Myth #2: Only Rich Countries can afford Good Governance & Rule of Law? — on The Economist’s ‘Order in the Jungle’
By Kaufmann | March 13, 2008 3 Comments »
“Order in the Jungle” is the title in this week’s essay in The Economist on Rule of Law and Economics (access here). Does Rule of Law really matters? — that is one essential question addressed in that essay, which draws from noted work by Sen, North, Fukuyama, Carrothers, Sunstein, Rodrik and Subramanian, Daniels and Trebilcock, and Shleifer et al, as well as some research efforts I have carried out with Kraay, Hellman, Mastruzzi, Zoido, Isham and Pritchett.
Stepping back for a minute: Superstition or Science? Many lengthy reports, often glossily produced by respectable organizations, showcase simple correlations between two variables, depicted in colourful graphs, with its explanatory text frequently over-interpreting these correlations to suit the authors’ (or organization’s) priors, rather than figuring out what the causality direction (if any) actually is between both observed variables. It has been said that correlation is merely superstition, while empirically-proven causality is science… The Economist article attempts to probe deeper, beyond superstition. The chart in the Economist article summarizes the results of some 3 studies (it didn’t show the AER article by Acemoglu, Johnson and Robinson), all pointing to strong causality, rather than merely showing country dots correlating rule of law and incomes.
A superficial plotgram chart correlating incomes and rule of law can be mistakenly interpreted to suggest that Rule of Law is a ‘luxury good’: countries become better governed because they are wealthy and can afford it. Some may even go further and fall prey to the paternalistic assertion that many public servants extract bribes because they are poor. Poverty then becomes the excuse to obtain a special country ‘discount’ from the true extent of misrule of law or corruption. Yet claiming poverty as an extenuating circumstance to justify a special dispensation makes sense only if the direction of causality were to run mostly from higher incomes to governance improvements, and not viceversa. That is a ‘myth’. Let us briefly look at this.
Observing development in action, we see that some emerging economies, well before they become rich, can exhibit good governance and rule of law, as in the case of the Baltic states and some other former socialist countries that are now belong to the new Europe, such as Slovenia and Slovakia, as well as Botswana in Africa, and Chile, Costa Rica and Uruguay in Latin America, for instance. Conversely, vast income windfalls, say from oil, have yet to be converted into improved governance in many countries, such as Nigeria, Venezuela, Russia, Angola and Turkmenistan (in contrast with how copper and diamond proceeds have been managed in Chile and Botswana, respectively). Similarly, some (but not all) recipients of large amounts of aid have wasted it.

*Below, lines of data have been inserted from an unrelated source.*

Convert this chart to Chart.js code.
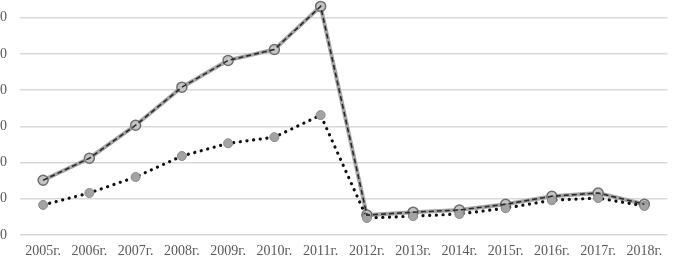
<!DOCTYPE html>
<html>
<head>
<meta charset="utf-8">
<script src="https://cdn.jsdelivr.net/npm/chart.js@4.4.1/dist/chart.umd.min.js"></script>
<style>
  html,body{margin:0;padding:0;background:#fff;overflow:hidden;width:674px;height:262px;}
  #wrap{position:absolute;left:-40px;top:-40px;width:714px;height:302px;}
</style>
</head>
<body>
<div id="wrap"><canvas id="chart" width="714" height="302"></canvas></div>
<script>
const years=['2005г.','2006г.','2007г.','2008г.','2009г.','2010г.','2011г.','2012г.','2013г.','2014г.','2015г.','2016г.','2017г.','2018г.']
const seriesA=[15.1,21.2,30.3,40.8,48.2,51.2,63.1,5.5,6.3,6.9,8.5,10.7,11.6,8.5]
const seriesB=[8.3,11.6,16.0,21.8,25.3,27.0,33.1,4.7,5.2,5.8,7.4,9.6,10.2,8.0]
const yTicks=[0,10,20,30,40,50,60,70]

const ctx=document.querySelector('#chart').getContext('2d')

new Chart(ctx,{
    type:'line',
    data:{
        labels:years,
        datasets:[
            // gray under-line for series A
            {
                data:seriesA,
                order:3,
                borderColor:'#a6a6a6',
                borderWidth:4,
                pointRadius:5,
                pointBackgroundColor:'#c4c4c4',
                pointBorderColor:'#6e6e6e',
                pointBorderWidth:1.5,
                tension:0
            },
            // dark dashes on top
            {
                data:seriesA,
                order:1,
                borderColor:'#2a2a2a',
                borderWidth:1.6,
                borderDash:[5,3],
                pointRadius:0,
                tension:0
            },
            {
                data:seriesB,
                order:2,
                borderColor:'#111',
                borderWidth:3.2,
                borderDash:[0.1,6.6],
                borderCapStyle:'round',
                pointRadius:4.5,
                pointBackgroundColor:'#a3a3a3',
                pointBorderColor:'#8a8a8a',
                pointBorderWidth:1,
                tension:0
            }
        ]
    },
    options:{
        responsive:false,
        animation:false,
        layout:{padding:{top:0,right:0,bottom:0,left:0}},
        plugins:{legend:{display:false},tooltip:{enabled:false}},
        scales:{
            x:{
                offset:true,
                grid:{display:false,drawTicks:false},
                border:{display:false},
                ticks:{color:'#595959',padding:8,maxRotation:0,autoSkip:false,
                    font:{family:'"Liberation Serif", serif',size:14}},
                afterFit:(s)=>{s.height=27}
            },
            y:{
                min:0,max:70,
                afterBuildTicks:(s)=>{s.ticks=yTicks.map(v=>({value:v}))},
                grid:{color:'#d9d9d9',lineWidth:1.5,drawTicks:false},
                border:{display:false},
                ticks:{color:'#595959',padding:13,
                    font:{family:'"Liberation Serif", serif',size:14}},
                afterFit:(s)=>{s.width=60}
            }
        }
    }
})
</script>
</body>
</html>
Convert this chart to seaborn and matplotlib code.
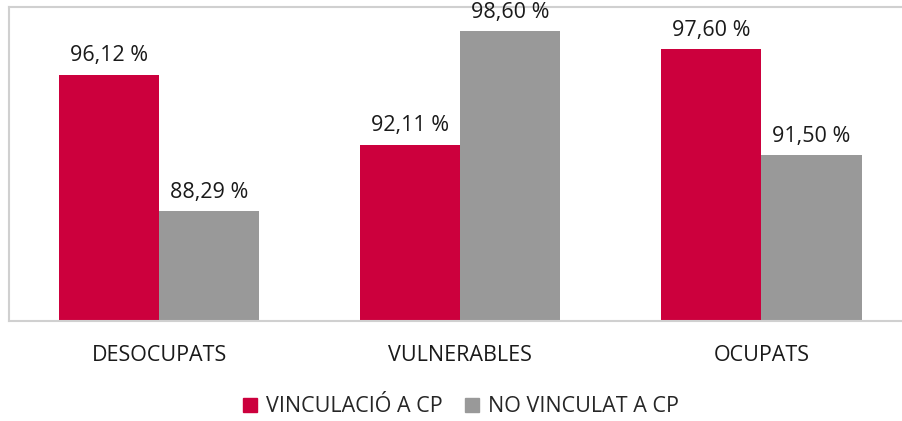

Thus, obtaining higher incomes do not automatically guarantee better governance. One can speculate why. One strand from our research alluded to in the Economist article suggests that there are countries where there is state capture (of the laws, policies and institutions of the state) by potent vested interests, that results in the spoils of income growth being captured by the elite, rather than benefitting the population at large. The recent cases of Kenya, or of some former soviet countries as well as some low-income, resource-rich economies afflicted by the ‘curse of oil’, illustrate. Where there is high level capture, generous aid or natural resource riches may result in higher national income, but that income increase does not get translated into improved governance or sustained and shared growth.
In fact, the actual direction of causality essentially runs the other way around: improved governance and rule of law is conducive to higher incomes. That is the basis of the estimated ’300% development dividend’ of good governance, inferred from the research by different authors summarized in the Economist, which disentangles both directions of causality. In addition to the ‘development dividend’ graph based on cross-country work, that article also refers to our ’micro’-level research, showing that countries with better civil liberties tend to be more successful in implementing (World Bank-funded) investment projects.
Of course, the causal link between governance and incomes is found to be particularly robust in the long run. There are other important determinants of development as well, and in the short term some countries have managed to have growth spurts without paying enough attention to good governance and rule of law. But such growth is unlikely to be shared, or to last very long. Rule of Law, broadly understood, may not be the supreme pre-requisite for growth and development, but it does matter. Aplenty.